> **DATA SHOWN**
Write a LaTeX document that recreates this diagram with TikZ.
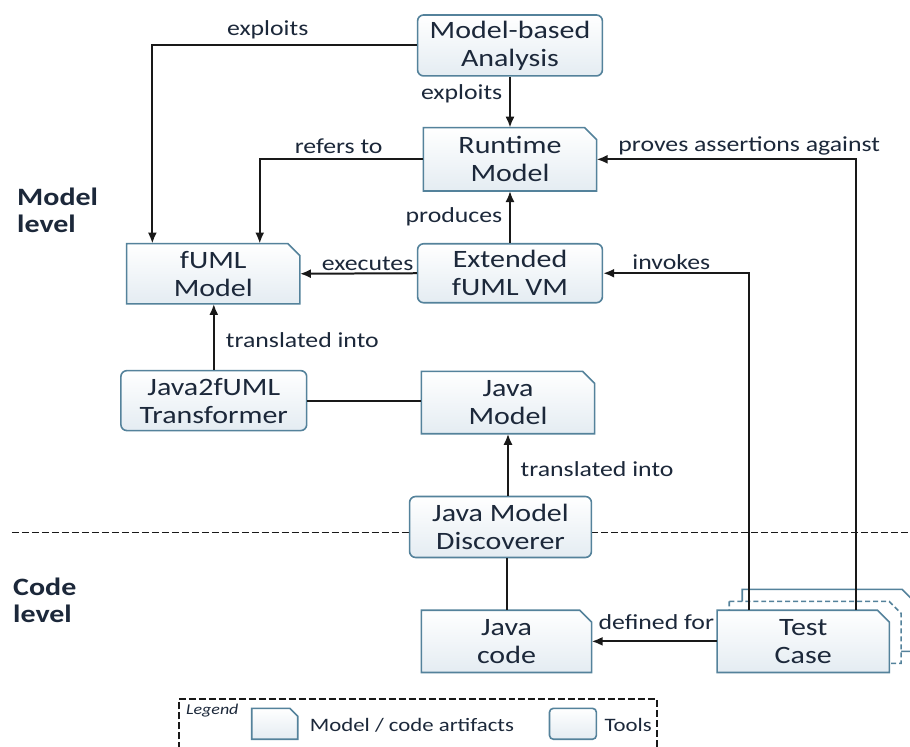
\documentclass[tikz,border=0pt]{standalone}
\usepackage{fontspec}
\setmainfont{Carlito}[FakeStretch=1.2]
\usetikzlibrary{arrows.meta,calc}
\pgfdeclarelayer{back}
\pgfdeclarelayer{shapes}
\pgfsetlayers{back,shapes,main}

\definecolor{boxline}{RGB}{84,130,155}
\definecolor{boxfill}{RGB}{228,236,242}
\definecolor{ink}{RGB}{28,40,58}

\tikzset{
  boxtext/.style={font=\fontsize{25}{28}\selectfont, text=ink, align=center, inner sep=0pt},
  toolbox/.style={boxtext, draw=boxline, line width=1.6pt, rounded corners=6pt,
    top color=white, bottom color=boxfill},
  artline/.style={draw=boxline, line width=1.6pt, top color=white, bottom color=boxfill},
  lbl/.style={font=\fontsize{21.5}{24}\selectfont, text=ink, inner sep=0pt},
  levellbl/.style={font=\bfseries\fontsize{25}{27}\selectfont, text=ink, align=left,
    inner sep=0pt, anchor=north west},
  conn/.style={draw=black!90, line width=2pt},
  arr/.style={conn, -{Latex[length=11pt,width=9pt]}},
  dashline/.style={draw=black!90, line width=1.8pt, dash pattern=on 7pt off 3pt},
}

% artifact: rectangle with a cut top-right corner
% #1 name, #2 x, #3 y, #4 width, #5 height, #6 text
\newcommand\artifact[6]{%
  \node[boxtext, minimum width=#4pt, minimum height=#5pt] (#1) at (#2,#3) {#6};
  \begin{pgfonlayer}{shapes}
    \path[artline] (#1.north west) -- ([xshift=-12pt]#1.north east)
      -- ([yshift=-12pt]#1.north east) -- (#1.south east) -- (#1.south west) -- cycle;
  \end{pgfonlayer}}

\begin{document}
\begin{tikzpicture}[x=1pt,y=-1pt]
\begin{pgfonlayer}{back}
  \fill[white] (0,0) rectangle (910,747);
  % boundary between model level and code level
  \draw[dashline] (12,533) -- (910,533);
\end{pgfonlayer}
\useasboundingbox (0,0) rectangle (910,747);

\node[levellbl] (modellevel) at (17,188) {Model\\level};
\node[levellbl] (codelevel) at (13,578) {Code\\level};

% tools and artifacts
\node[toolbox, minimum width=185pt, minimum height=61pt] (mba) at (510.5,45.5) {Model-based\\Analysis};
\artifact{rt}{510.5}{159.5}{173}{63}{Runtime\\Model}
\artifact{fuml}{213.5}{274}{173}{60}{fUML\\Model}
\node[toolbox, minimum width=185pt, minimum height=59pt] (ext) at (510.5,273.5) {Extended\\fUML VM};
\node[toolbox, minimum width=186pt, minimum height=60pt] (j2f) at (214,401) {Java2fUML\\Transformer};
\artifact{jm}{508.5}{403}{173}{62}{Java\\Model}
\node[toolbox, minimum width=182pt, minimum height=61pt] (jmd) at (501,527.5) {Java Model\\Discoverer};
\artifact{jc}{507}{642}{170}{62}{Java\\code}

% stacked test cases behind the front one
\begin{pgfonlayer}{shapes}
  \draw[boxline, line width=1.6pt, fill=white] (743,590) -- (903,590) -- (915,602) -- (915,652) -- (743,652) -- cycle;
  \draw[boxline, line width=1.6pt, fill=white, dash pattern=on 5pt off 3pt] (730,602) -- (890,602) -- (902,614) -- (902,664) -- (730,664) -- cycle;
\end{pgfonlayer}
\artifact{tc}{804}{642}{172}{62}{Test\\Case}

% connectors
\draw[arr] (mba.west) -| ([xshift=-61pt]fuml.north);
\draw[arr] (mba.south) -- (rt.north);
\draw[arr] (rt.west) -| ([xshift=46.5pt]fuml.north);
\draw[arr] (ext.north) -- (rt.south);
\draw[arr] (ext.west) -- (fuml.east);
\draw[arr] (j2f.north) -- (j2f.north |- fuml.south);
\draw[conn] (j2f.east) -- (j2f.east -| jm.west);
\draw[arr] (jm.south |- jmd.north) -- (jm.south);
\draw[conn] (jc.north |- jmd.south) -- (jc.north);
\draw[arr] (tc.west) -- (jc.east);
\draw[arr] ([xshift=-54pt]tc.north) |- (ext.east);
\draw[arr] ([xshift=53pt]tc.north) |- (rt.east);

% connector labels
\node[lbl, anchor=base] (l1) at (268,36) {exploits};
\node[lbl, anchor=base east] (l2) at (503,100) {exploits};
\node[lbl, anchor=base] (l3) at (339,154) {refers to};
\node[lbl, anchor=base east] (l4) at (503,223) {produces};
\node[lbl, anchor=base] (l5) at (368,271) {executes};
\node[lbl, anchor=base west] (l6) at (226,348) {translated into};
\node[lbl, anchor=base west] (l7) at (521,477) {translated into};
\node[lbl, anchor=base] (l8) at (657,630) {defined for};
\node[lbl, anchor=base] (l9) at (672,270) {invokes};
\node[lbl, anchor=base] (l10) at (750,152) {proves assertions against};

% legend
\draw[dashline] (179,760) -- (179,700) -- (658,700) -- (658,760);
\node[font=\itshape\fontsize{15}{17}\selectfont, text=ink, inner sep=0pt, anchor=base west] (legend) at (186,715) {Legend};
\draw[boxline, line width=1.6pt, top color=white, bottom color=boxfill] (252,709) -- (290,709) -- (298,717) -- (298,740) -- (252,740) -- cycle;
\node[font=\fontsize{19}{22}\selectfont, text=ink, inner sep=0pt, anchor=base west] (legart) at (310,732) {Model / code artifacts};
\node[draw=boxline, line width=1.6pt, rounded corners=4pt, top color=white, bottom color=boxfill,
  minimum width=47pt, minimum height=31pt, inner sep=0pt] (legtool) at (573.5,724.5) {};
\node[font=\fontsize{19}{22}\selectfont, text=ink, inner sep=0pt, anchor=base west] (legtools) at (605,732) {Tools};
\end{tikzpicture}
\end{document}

> **INSTRUCTIONS TO FOLLOW**
Set down the material exactly, every line of it, except for the pictures.

> **OUTPUT**
Write a LaTeX document that recreates this diagram with TikZ.
\documentclass[tikz,border=0pt]{standalone}
\usepackage{fontspec}
\setmainfont{Carlito}[FakeStretch=1.2]
\usetikzlibrary{arrows.meta,calc}
\pgfdeclarelayer{back}
\pgfdeclarelayer{shapes}
\pgfsetlayers{back,shapes,main}

\definecolor{boxline}{RGB}{84,130,155}
\definecolor{boxfill}{RGB}{228,236,242}
\definecolor{ink}{RGB}{28,40,58}

\tikzset{
  boxtext/.style={font=\fontsize{25}{28}\selectfont, text=ink, align=center, inner sep=0pt},
  toolbox/.style={boxtext, draw=boxline, line width=1.6pt, rounded corners=6pt,
    top color=white, bottom color=boxfill},
  artline/.style={draw=boxline, line width=1.6pt, top color=white, bottom color=boxfill},
  lbl/.style={font=\fontsize{21.5}{24}\selectfont, text=ink, inner sep=0pt},
  levellbl/.style={font=\bfseries\fontsize{25}{27}\selectfont, text=ink, align=left,
    inner sep=0pt, anchor=north west},
  conn/.style={draw=black!90, line width=2pt},
  arr/.style={conn, -{Latex[length=11pt,width=9pt]}},
  dashline/.style={draw=black!90, line width=1.8pt, dash pattern=on 7pt off 3pt},
}

% artifact: rectangle with a cut top-right corner
% #1 name, #2 x, #3 y, #4 width, #5 height, #6 text
\newcommand\artifact[6]{%
  \node[boxtext, minimum width=#4pt, minimum height=#5pt] (#1) at (#2,#3) {#6};
  \begin{pgfonlayer}{shapes}
    \path[artline] (#1.north west) -- ([xshift=-12pt]#1.north east)
      -- ([yshift=-12pt]#1.north east) -- (#1.south east) -- (#1.south west) -- cycle;
  \end{pgfonlayer}}

\begin{document}
\begin{tikzpicture}[x=1pt,y=-1pt]
\begin{pgfonlayer}{back}
  \fill[white] (0,0) rectangle (910,747);
  % boundary between model level and code level
  \draw[dashline] (12,533) -- (910,533);
\end{pgfonlayer}
\useasboundingbox (0,0) rectangle (910,747);

\node[levellbl] (modellevel) at (17,188) {Model\\level};
\node[levellbl] (codelevel) at (13,578) {Code\\level};

% tools and artifacts
\node[toolbox, minimum width=185pt, minimum height=61pt] (mba) at (510.5,45.5) {Model-based\\Analysis};
\artifact{rt}{510.5}{159.5}{173}{63}{Runtime\\Model}
\artifact{fuml}{213.5}{274}{173}{60}{fUML\\Model}
\node[toolbox, minimum width=185pt, minimum height=59pt] (ext) at (510.5,273.5) {Extended\\fUML VM};
\node[toolbox, minimum width=186pt, minimum height=60pt] (j2f) at (214,401) {Java2fUML\\Transformer};
\artifact{jm}{508.5}{403}{173}{62}{Java\\Model}
\node[toolbox, minimum width=182pt, minimum height=61pt] (jmd) at (501,527.5) {Java Model\\Discoverer};
\artifact{jc}{507}{642}{170}{62}{Java\\code}

% stacked test cases behind the front one
\begin{pgfonlayer}{shapes}
  \draw[boxline, line width=1.6pt, fill=white] (743,590) -- (903,590) -- (915,602) -- (915,652) -- (743,652) -- cycle;
  \draw[boxline, line width=1.6pt, fill=white, dash pattern=on 5pt off 3pt] (730,602) -- (890,602) -- (902,614) -- (902,664) -- (730,664) -- cycle;
\end{pgfonlayer}
\artifact{tc}{804}{642}{172}{62}{Test\\Case}

% connectors
\draw[arr] (mba.west) -| ([xshift=-61pt]fuml.north);
\draw[arr] (mba.south) -- (rt.north);
\draw[arr] (rt.west) -| ([xshift=46.5pt]fuml.north);
\draw[arr] (ext.north) -- (rt.south);
\draw[arr] (ext.west) -- (fuml.east);
\draw[arr] (j2f.north) -- (j2f.north |- fuml.south);
\draw[conn] (j2f.east) -- (j2f.east -| jm.west);
\draw[arr] (jm.south |- jmd.north) -- (jm.south);
\draw[conn] (jc.north |- jmd.south) -- (jc.north);
\draw[arr] (tc.west) -- (jc.east);
\draw[arr] ([xshift=-54pt]tc.north) |- (ext.east);
\draw[arr] ([xshift=53pt]tc.north) |- (rt.east);

% connector labels
\node[lbl, anchor=base] (l1) at (268,36) {exploits};
\node[lbl, anchor=base east] (l2) at (503,100) {exploits};
\node[lbl, anchor=base] (l3) at (339,154) {refers to};
\node[lbl, anchor=base east] (l4) at (503,223) {produces};
\node[lbl, anchor=base] (l5) at (368,271) {executes};
\node[lbl, anchor=base west] (l6) at (226,348) {translated into};
\node[lbl, anchor=base west] (l7) at (521,477) {translated into};
\node[lbl, anchor=base] (l8) at (657,630) {defined for};
\node[lbl, anchor=base] (l9) at (672,270) {invokes};
\node[lbl, anchor=base] (l10) at (750,152) {proves assertions against};

% legend
\draw[dashline] (179,760) -- (179,700) -- (658,700) -- (658,760);
\node[font=\itshape\fontsize{15}{17}\selectfont, text=ink, inner sep=0pt, anchor=base west] (legend) at (186,715) {Legend};
\draw[boxline, line width=1.6pt, top color=white, bottom color=boxfill] (252,709) -- (290,709) -- (298,717) -- (298,740) -- (252,740) -- cycle;
\node[font=\fontsize{19}{22}\selectfont, text=ink, inner sep=0pt, anchor=base west] (legart) at (310,732) {Model / code artifacts};
\node[draw=boxline, line width=1.6pt, rounded corners=4pt, top color=white, bottom color=boxfill,
  minimum width=47pt, minimum height=31pt, inner sep=0pt] (legtool) at (573.5,724.5) {};
\node[font=\fontsize{19}{22}\selectfont, text=ink, inner sep=0pt, anchor=base west] (legtools) at (605,732) {Tools};
\end{tikzpicture}
\end{document}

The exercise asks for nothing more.